> _PROBLEM REQUIREMENTS_
Print only the lines from the top of the data through the line with "-9.4, -10.0, -10.9];", both included, skipping every picture.

> _RECORDS_
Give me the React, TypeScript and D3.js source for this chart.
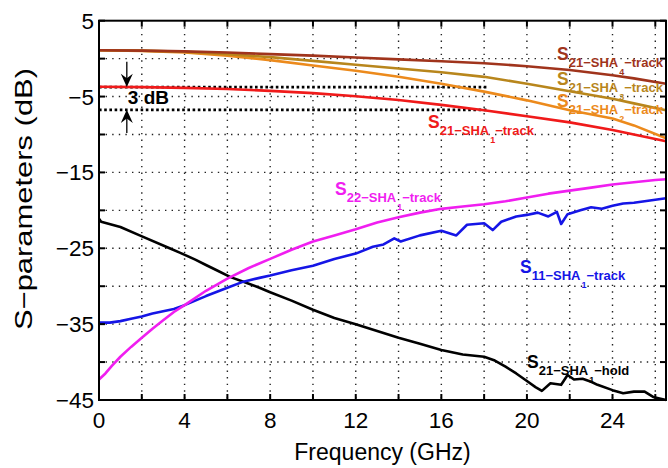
import React from "react";
import * as d3 from "d3";

// ---------- data ----------
const fUpper = [0, 2, 4, 6, 8, 10, 12, 14, 16, 18, 20, 22, 24, 25, 26.5];
const s21Sha4 = [1.1, 1.05, 0.95, 0.8, 0.6, 0.4, 0.15, -0.1, -0.35, -0.6, -1.0, -1.5, -2.2, -2.6, -3.3];
const s21Sha3 = [1.1, 1.05, 0.9, 0.6, 0.2, -0.3, -0.8, -1.3, -1.8, -2.4, -3.3, -4.3, -5.3, -5.9, -6.8];
const s21Sha2 = [1.1, 1.0, 0.8, 0.4, -0.2, -0.9, -1.6, -2.4, -3.3, -4.35, -5.5, -6.8, -7.9, -8.8, -10.5];
const s21Sha1 = [-3.7, -3.75, -3.85, -4.0, -4.25, -4.55, -4.95, -5.45, -6.1, -6.8, -7.6, -8.4, -9.4, -10.0, -10.9];

const fS22 = [0, 0.3, 0.6, 1, 1.5, 2, 2.5, 3, 3.5, 4, 5, 6, 7, 8, 9, 10, 11, 12, 13, 14, 15, 16, 17, 18, 19, 20, 21, 22, 23, 24, 25, 26, 26.5];
const s22Sha1 = [-42.3, -41.5, -40.5, -39.3, -38.0, -36.8, -35.6, -34.5, -33.4, -32.5, -30.6, -29.0, -27.6, -26.4, -25.2, -24.1, -23.3, -22.5, -21.6, -20.9, -20.3, -19.8, -19.5, -19.2, -18.8, -18.3, -17.8, -17.4, -17.0, -16.6, -16.3, -16.0, -15.9];

const fS11 = [0, 0.5, 1, 1.5, 2, 2.5, 3, 3.5, 4, 5, 6, 6.75, 7.5, 8, 9, 10, 11, 12, 12.8, 13.3, 13.8, 14.1, 15, 16, 16.7, 17.2, 18, 18.4, 18.8, 19.5, 20, 20.5, 21, 21.4, 21.6, 21.9, 22.5, 23, 23.5, 24, 24.5, 25, 25.5, 26, 26.5];
const s11Sha1 = [-34.8, -34.8, -34.6, -34.3, -34.0, -33.6, -33.3, -33.0, -32.5, -31.3, -30.2, -29.4, -28.9, -28.6, -27.9, -27.3, -26.4, -25.7, -24.8, -24.5, -23.7, -24.1, -23.3, -22.7, -23.3, -21.9, -21.7, -22.6, -21.5, -20.8, -20.6, -20.3, -20.8, -20.2, -21.8, -20.5, -20.0, -19.6, -19.8, -19.4, -19.1, -19.0, -18.8, -18.6, -18.4];

const fHold = [0, 0.1, 1, 1.9, 3.3, 3.8, 4.5, 5, 5.5, 6.15, 6.75, 7.5, 8, 9, 10, 11, 12, 14, 15, 16, 17, 18, 18.5, 19, 19.5, 20, 20.4, 20.7, 21.1, 21.6, 21.9, 22.2, 22.6, 23, 23.3, 24, 24.5, 25, 25.5, 25.9, 26.2, 26.5];
const s21Hold = [-21.1, -21.5, -22.2, -23.3, -25.0, -25.6, -26.5, -27.2, -27.9, -28.8, -29.4, -30.2, -30.8, -31.9, -33.1, -34.2, -35.0, -36.8, -37.6, -38.4, -39.0, -39.3, -39.8, -40.6, -41.5, -42.5, -43.3, -43.8, -42.8, -43.0, -41.7, -42.3, -42.2, -42.6, -43.0, -43.7, -44.1, -43.9, -43.9, -44.6, -44.8, -45.0];

const xTickLabels = [0, 4, 8, 12, 16, 20, 24];
const yTickLabels = [5, -5, -15, -25, -35, -45];
const xGrid = [2, 4, 6, 8, 10, 12, 14, 16, 18, 20, 22, 24, 26];
const yGrid = [0, -5, -10, -15, -20, -25, -30, -35, -40];
const xTicks = [0, 2, 4, 6, 8, 10, 12, 14, 16, 18, 20, 22, 24, 26];
const yTicks = [5, 0, -5, -10, -15, -20, -25, -30, -35, -40, -45];
const threeDbLevels = [-3.75, -6.75];

const W = 668;
const H = 468;

type Series = { f: number[]; v: number[]; color: string };
const series: Series[] = [
  { f: fHold, v: s21Hold, color: "#000000" },
  { f: fS11, v: s11Sha1, color: "#1515e6" },
  { f: fS22, v: s22Sha1, color: "#f01ef0" },
  { f: fUpper, v: s21Sha1, color: "#f01a1a" },
  { f: fUpper, v: s21Sha2, color: "#ec8a1c" },
  { f: fUpper, v: s21Sha3, color: "#b8861c" },
  { f: fUpper, v: s21Sha4, color: "#a0341c" },
];

function Label({ x, y, main, sub, subsub, tail, color }: any) {
  return (
    <text x={x} y={y} fill={color} fontFamily="Liberation Sans, Arial, sans-serif" fontWeight="bold">
      <tspan fontSize={17.5}>{main}</tspan>
      <tspan fontSize={13} dy={7}>{sub}</tspan>
      <tspan fontSize={9} dy={8} dx={1}>{subsub}</tspan>
      <tspan fontSize={13} dy={-8}>{tail}</tspan>
    </text>
  );
}

export default function App() {
  const x = d3.scaleLinear().domain([0, 26.5]).range([99, 666]);
  const y = d3.scaleLinear().domain([-45, 5]).range([400, 20.7]);
  const line = d3
    .line<[number, number]>()
    .x((d) => x(d[0]))
    .y((d) => y(d[1]));

  const x0 = x(0), x1 = x(26.5), y0 = y(-45), y1 = y(5);
  const font = "Liberation Sans, Arial, sans-serif";
  const ax = x(1.3);

  return (
    <svg width={W} height={H} style={{ position: "absolute", left: 0, top: 0, background: "#fff" }}>
      <rect x={0} y={0} width={W} height={H} fill="#fff" />
      {/* grid */}
      {xGrid.map((g) => (
        <line key={"gx" + g} x1={x(g)} x2={x(g)} y1={y1} y2={y0} stroke="#222" strokeWidth={1.4} strokeDasharray="1.4,5.2" />
      ))}
      {yGrid.map((g) => (
        <line key={"gy" + g} x1={x0} x2={x1} y1={y(g)} y2={y(g)} stroke="#222" strokeWidth={1.4} strokeDasharray="1.4,5.2" />
      ))}
      {/* 3 dB reference lines */}
      {threeDbLevels.map((l) => (
        <line key={"db" + l} x1={x0} x2={x(18.2)} y1={y(l)} y2={y(l)} stroke="#000" strokeWidth={2.6} strokeDasharray="2.6,2.6" />
      ))}
      {/* curves */}
      {series.map((s, i) => (
        <path
          key={i}
          d={line(s.f.map((f, j) => [f, s.v[j]] as [number, number])) || ""}
          fill="none"
          stroke={s.color}
          strokeWidth={2.6}
          strokeLinejoin="round"
        />
      ))}
      {/* arrows */}
      <line x1={ax} x2={ax} y1={y(-0.4)} y2={y(-3.2)} stroke="#000" strokeWidth={1.3} />
      <path
        d={`M${ax - 6},${y(-2.0)} L${ax},${y(-3.75)} L${ax + 6},${y(-2.0)} L${ax},${y(-2.6)} Z`}
        fill="#000"
      />
      <line x1={ax} x2={ax} y1={y(-9.8)} y2={y(-7.2)} stroke="#000" strokeWidth={1.3} />
      <path
        d={`M${ax - 6},${y(-8.5)} L${ax},${y(-6.75)} L${ax + 6},${y(-8.5)} L${ax},${y(-7.9)} Z`}
        fill="#000"
      />
      <text x={ax + 1} y={y(-6.0)} fontFamily={font} fontWeight="bold" fontSize={19}>3 dB</text>

      {/* frame */}
      <rect x={x0} y={y1} width={x1 - x0} height={y0 - y1} fill="none" stroke="#000" strokeWidth={2} />
      {/* ticks */}
      {xTicks.map((t) => (
        <g key={"xt" + t}>
          <line x1={x(t)} x2={x(t)} y1={y0} y2={y0 - 6} stroke="#000" strokeWidth={2} />
          <line x1={x(t)} x2={x(t)} y1={y1} y2={y1 + 6} stroke="#000" strokeWidth={2} />
        </g>
      ))}
      {yTicks.map((t) => (
        <g key={"yt" + t}>
          <line x1={x0} x2={x0 + 6} y1={y(t)} y2={y(t)} stroke="#000" strokeWidth={2} />
          <line x1={x1} x2={x1 - 6} y1={y(t)} y2={y(t)} stroke="#000" strokeWidth={2} />
        </g>
      ))}
      {/* tick labels */}
      {xTickLabels.map((t) => (
        <text key={"xl" + t} x={x(t)} y={y0 + 28} textAnchor="middle" fontFamily={font} fontSize={22.5}>
          {t}
        </text>
      ))}
      {yTickLabels.map((t) => (
        <text key={"yl" + t} x={x0 - 5} y={y(t) + 8} textAnchor="end" fontFamily={font} fontSize={22.5}>
          {t < 0 ? "\u2212" + Math.abs(t) : t}
        </text>
      ))}
      {/* axis titles */}
      <text x={(x0 + x1) / 2} y={460} textAnchor="middle" fontFamily={font} fontSize={23}>
        Frequency (GHz)
      </text>
      <text
        transform="translate(32,199) rotate(-90)"
        textAnchor="middle"
        fontFamily={font}
        fontSize={24}
        textLength={262}
        lengthAdjust="spacingAndGlyphs"
      >
        S−parameters (dB)
      </text>

      {/* curve labels */}
      <Label x={557} y={60} main="S" sub="21−SHA" subsub="4" tail="−track" color="#a0341c" />
      <Label x={557} y={85} main="S" sub="21−SHA" subsub="3" tail="−track" color="#b8861c" />
      <Label x={557} y={107} main="S" sub="21−SHA" subsub="2" tail="−track" color="#ec8a1c" />
      <Label x={428} y={128} main="S" sub="21−SHA" subsub="1" tail="−track" color="#f01a1a" />
      <Label x={335} y={195} main="S" sub="22−SHA" subsub="1" tail="−track" color="#f01ef0" />
      <Label x={520} y={273} main="S" sub="11−SHA" subsub="1" tail="−track" color="#1515e6" />
      <Label x={527} y={368} main="S" sub="21−SHA" subsub="1" tail="−hold" color="#000000" />
    </svg>
  );
}
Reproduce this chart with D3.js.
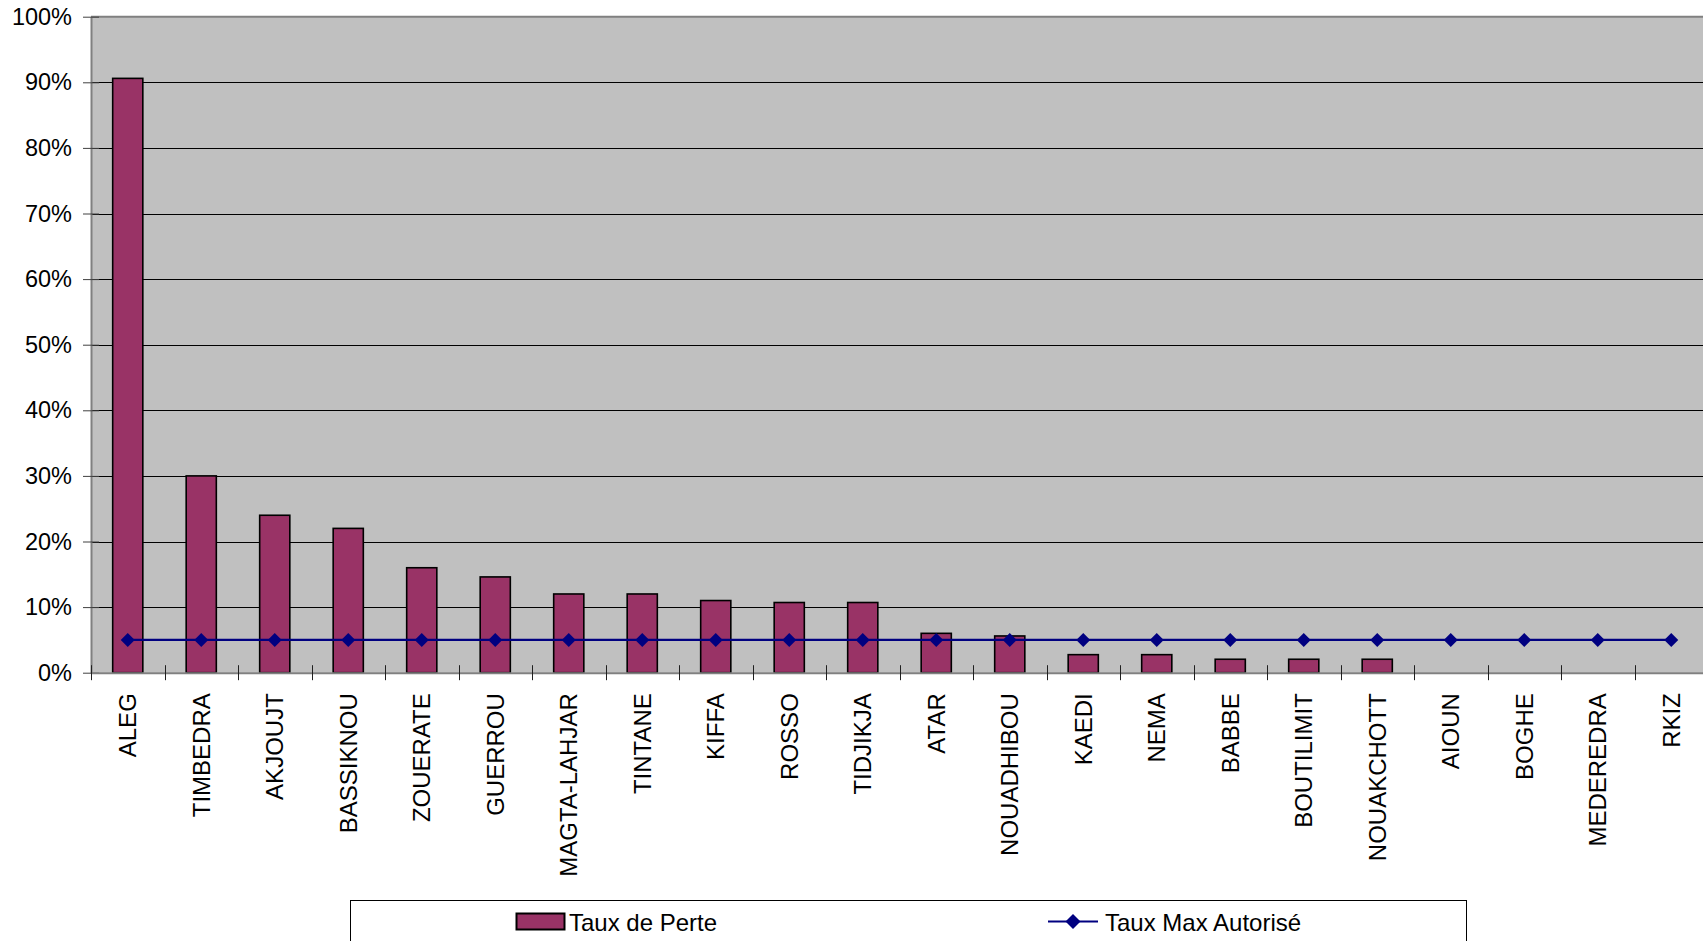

> _TASK SOLUTION_
Give me the React, TypeScript and D3.js source for this chart.
import React from "react";
import * as d3 from "d3";

// ---------- data ----------
const fUpper = [0, 2, 4, 6, 8, 10, 12, 14, 16, 18, 20, 22, 24, 25, 26.5];
const s21Sha4 = [1.1, 1.05, 0.95, 0.8, 0.6, 0.4, 0.15, -0.1, -0.35, -0.6, -1.0, -1.5, -2.2, -2.6, -3.3];
const s21Sha3 = [1.1, 1.05, 0.9, 0.6, 0.2, -0.3, -0.8, -1.3, -1.8, -2.4, -3.3, -4.3, -5.3, -5.9, -6.8];
const s21Sha2 = [1.1, 1.0, 0.8, 0.4, -0.2, -0.9, -1.6, -2.4, -3.3, -4.35, -5.5, -6.8, -7.9, -8.8, -10.5];
const s21Sha1 = [-3.7, -3.75, -3.85, -4.0, -4.25, -4.55, -4.95, -5.45, -6.1, -6.8, -7.6, -8.4, -9.4, -10.0, -10.9];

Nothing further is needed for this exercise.